Input for this task:
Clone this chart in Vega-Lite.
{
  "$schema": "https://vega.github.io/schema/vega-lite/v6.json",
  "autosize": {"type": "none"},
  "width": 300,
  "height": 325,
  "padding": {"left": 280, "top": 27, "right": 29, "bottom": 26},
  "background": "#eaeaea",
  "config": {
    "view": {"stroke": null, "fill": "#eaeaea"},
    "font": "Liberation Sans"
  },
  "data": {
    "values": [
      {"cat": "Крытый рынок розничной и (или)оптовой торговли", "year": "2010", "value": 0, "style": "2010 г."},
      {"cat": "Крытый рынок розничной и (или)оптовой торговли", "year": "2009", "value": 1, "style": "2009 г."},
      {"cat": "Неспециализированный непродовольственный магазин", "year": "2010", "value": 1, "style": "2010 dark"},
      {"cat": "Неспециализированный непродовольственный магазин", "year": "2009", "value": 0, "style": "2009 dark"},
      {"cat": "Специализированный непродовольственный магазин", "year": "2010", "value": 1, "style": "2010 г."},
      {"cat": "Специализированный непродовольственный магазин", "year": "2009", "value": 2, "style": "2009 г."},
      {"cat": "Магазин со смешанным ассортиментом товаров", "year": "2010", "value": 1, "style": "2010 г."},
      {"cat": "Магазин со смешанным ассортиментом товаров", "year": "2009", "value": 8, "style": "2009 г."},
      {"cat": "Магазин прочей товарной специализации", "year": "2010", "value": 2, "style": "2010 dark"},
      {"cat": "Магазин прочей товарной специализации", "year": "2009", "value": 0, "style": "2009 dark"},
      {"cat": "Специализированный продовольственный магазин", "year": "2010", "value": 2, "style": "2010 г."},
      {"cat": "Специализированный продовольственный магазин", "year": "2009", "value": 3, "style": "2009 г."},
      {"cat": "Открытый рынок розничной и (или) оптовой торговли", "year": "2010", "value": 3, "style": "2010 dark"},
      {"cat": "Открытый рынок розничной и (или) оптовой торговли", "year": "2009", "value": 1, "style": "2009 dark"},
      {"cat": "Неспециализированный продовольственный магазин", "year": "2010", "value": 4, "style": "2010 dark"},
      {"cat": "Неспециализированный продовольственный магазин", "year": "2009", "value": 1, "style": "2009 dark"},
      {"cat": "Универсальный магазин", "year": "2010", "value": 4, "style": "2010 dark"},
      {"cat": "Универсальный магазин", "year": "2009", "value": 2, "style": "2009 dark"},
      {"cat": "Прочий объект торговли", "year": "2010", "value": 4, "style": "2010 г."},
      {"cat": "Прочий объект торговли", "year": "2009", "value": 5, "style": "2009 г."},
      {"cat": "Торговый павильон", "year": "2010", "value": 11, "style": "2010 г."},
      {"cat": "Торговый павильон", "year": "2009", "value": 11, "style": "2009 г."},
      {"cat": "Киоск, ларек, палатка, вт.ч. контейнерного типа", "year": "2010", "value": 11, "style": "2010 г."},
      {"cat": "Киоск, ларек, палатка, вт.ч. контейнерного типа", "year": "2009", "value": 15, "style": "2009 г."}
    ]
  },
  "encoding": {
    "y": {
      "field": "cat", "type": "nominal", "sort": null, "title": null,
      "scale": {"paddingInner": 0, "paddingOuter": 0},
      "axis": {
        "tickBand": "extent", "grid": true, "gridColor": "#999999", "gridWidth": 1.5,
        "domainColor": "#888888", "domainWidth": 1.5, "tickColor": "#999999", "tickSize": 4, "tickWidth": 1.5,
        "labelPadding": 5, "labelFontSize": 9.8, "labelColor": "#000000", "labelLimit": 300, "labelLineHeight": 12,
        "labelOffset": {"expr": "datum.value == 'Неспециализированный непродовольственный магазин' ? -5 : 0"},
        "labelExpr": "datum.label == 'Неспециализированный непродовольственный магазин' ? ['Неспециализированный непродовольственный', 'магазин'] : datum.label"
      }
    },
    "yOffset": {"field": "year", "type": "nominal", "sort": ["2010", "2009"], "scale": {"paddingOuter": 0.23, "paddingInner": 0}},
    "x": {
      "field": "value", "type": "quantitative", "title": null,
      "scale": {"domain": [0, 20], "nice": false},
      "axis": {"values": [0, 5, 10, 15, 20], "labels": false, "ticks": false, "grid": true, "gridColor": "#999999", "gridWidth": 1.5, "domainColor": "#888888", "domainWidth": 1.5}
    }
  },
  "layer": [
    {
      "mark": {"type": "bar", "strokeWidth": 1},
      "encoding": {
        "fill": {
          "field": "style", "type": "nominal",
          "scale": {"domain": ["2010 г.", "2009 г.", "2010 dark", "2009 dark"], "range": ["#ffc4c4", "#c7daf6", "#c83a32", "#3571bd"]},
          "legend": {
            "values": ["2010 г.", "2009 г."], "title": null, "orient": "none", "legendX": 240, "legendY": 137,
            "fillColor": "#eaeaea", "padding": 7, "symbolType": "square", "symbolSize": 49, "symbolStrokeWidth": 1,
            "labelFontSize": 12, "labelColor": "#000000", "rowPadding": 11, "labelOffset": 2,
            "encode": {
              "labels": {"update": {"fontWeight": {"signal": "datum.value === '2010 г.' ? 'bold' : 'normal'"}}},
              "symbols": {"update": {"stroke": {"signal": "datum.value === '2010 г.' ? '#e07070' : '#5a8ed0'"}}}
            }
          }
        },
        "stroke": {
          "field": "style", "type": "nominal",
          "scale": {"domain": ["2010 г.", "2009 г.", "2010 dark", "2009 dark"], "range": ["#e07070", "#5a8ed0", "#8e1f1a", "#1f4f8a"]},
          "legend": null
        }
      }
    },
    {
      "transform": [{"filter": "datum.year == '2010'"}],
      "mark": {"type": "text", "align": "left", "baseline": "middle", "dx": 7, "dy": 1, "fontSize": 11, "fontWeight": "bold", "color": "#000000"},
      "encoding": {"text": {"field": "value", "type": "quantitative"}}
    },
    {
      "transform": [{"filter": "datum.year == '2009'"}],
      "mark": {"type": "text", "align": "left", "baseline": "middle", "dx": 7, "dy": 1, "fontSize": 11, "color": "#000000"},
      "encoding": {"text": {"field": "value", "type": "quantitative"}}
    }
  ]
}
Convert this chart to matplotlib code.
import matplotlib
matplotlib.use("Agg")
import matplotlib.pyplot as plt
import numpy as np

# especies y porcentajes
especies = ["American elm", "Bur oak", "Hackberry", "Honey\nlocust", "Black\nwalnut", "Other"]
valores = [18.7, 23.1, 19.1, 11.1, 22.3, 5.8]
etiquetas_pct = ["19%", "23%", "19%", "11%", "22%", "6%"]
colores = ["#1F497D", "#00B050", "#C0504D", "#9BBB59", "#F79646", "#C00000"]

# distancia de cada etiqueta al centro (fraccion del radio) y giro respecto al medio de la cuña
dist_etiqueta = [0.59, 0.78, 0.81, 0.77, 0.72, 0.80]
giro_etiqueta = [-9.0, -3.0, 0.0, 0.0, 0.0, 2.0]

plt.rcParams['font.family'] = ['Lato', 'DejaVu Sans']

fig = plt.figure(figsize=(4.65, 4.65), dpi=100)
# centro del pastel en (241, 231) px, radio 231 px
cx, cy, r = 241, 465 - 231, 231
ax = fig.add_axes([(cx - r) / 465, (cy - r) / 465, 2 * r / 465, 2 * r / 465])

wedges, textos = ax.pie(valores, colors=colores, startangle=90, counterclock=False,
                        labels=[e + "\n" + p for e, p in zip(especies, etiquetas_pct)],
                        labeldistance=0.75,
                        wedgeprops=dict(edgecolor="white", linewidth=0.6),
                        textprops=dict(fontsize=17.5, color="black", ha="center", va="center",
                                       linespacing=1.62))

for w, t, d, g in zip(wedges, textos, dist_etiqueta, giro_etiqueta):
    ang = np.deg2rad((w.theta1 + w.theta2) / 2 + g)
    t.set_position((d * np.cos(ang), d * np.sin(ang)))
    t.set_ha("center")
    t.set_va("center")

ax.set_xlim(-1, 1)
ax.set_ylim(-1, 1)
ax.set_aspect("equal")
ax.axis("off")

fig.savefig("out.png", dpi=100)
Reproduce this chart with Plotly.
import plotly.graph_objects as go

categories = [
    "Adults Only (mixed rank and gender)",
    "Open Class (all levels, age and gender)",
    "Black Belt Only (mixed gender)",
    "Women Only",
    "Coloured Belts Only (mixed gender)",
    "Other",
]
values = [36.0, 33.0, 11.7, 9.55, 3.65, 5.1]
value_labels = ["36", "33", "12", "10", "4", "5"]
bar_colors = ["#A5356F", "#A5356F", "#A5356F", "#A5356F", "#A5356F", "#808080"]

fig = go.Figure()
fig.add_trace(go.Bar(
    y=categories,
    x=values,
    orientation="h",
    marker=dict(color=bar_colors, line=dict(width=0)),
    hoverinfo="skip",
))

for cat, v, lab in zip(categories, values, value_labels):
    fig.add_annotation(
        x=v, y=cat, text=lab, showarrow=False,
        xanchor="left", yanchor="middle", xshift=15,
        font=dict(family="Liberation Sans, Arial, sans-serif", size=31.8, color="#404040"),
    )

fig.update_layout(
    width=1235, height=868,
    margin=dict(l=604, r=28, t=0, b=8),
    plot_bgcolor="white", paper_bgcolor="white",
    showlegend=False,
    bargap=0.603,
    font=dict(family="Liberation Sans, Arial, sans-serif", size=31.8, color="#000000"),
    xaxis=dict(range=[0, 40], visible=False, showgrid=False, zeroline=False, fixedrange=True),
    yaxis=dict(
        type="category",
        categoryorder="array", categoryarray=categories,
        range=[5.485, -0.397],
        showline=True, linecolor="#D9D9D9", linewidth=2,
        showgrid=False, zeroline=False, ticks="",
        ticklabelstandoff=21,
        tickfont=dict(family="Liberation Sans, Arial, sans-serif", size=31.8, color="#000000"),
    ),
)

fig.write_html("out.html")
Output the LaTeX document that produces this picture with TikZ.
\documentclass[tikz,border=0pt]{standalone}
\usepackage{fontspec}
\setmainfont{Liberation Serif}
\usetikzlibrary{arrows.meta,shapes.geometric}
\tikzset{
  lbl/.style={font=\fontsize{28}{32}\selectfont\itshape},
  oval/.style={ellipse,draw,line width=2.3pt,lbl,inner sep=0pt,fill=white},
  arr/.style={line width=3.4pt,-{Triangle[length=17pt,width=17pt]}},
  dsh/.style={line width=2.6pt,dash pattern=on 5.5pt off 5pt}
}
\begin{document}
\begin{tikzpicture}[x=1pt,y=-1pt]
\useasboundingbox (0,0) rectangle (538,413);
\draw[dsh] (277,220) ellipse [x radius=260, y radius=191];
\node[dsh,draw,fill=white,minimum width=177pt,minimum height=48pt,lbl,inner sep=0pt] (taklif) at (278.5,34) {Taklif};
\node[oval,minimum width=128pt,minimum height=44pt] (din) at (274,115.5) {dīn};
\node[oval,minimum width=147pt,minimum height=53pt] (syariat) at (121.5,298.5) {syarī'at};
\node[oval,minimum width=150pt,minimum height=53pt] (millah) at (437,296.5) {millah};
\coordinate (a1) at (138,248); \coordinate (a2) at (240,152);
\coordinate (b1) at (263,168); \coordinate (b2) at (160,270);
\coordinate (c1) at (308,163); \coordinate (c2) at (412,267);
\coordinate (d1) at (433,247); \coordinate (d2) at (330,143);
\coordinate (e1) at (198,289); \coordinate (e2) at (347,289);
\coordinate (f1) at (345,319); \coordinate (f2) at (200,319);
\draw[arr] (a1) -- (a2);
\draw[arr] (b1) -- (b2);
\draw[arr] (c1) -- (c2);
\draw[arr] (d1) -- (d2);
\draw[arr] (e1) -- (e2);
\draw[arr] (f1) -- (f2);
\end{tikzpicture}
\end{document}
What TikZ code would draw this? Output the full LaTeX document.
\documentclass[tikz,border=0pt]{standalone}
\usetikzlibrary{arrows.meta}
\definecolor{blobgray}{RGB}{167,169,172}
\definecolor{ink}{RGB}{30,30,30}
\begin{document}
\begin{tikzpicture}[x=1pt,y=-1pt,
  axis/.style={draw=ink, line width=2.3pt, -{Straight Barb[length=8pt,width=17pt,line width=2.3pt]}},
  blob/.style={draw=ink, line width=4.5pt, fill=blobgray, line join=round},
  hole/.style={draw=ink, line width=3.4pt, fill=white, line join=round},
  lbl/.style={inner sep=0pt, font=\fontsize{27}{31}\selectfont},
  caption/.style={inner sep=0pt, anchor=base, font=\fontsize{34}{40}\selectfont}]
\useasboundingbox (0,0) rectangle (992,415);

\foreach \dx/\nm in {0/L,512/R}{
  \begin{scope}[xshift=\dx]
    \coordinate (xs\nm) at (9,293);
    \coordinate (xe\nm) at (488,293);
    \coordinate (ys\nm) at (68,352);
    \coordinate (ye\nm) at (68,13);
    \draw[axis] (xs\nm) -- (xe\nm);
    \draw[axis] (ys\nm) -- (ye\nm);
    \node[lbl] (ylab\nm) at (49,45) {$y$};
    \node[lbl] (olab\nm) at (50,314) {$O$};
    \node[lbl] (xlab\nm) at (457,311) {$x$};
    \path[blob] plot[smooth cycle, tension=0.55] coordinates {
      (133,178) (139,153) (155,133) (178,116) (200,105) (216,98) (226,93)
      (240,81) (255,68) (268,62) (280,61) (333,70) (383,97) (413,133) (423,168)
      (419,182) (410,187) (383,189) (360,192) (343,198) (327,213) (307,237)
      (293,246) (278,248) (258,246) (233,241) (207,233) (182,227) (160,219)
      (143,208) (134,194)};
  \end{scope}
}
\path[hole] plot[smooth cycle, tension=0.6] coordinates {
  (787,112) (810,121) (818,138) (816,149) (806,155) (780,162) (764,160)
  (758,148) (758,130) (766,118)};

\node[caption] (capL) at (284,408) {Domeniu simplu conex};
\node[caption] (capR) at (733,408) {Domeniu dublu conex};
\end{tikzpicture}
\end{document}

Your goal: Write out only the lines that run from the line containing "Convert this chart to matplotlib code." through the line containing "giro_etiqueta = [-9.0, -3.0, 0.0, 0.0, 0.0, 2.0]", both included, exactly as they appear above.

The result:
Convert this chart to matplotlib code.
import matplotlib
matplotlib.use("Agg")
import matplotlib.pyplot as plt
import numpy as np

# especies y porcentajes
especies = ["American elm", "Bur oak", "Hackberry", "Honey\nlocust", "Black\nwalnut", "Other"]
valores = [18.7, 23.1, 19.1, 11.1, 22.3, 5.8]
etiquetas_pct = ["19%", "23%", "19%", "11%", "22%", "6%"]
colores = ["#1F497D", "#00B050", "#C0504D", "#9BBB59", "#F79646", "#C00000"]

# distancia de cada etiqueta al centro (fraccion del radio) y giro respecto al medio de la cuña
dist_etiqueta = [0.59, 0.78, 0.81, 0.77, 0.72, 0.80]
giro_etiqueta = [-9.0, -3.0, 0.0, 0.0, 0.0, 2.0]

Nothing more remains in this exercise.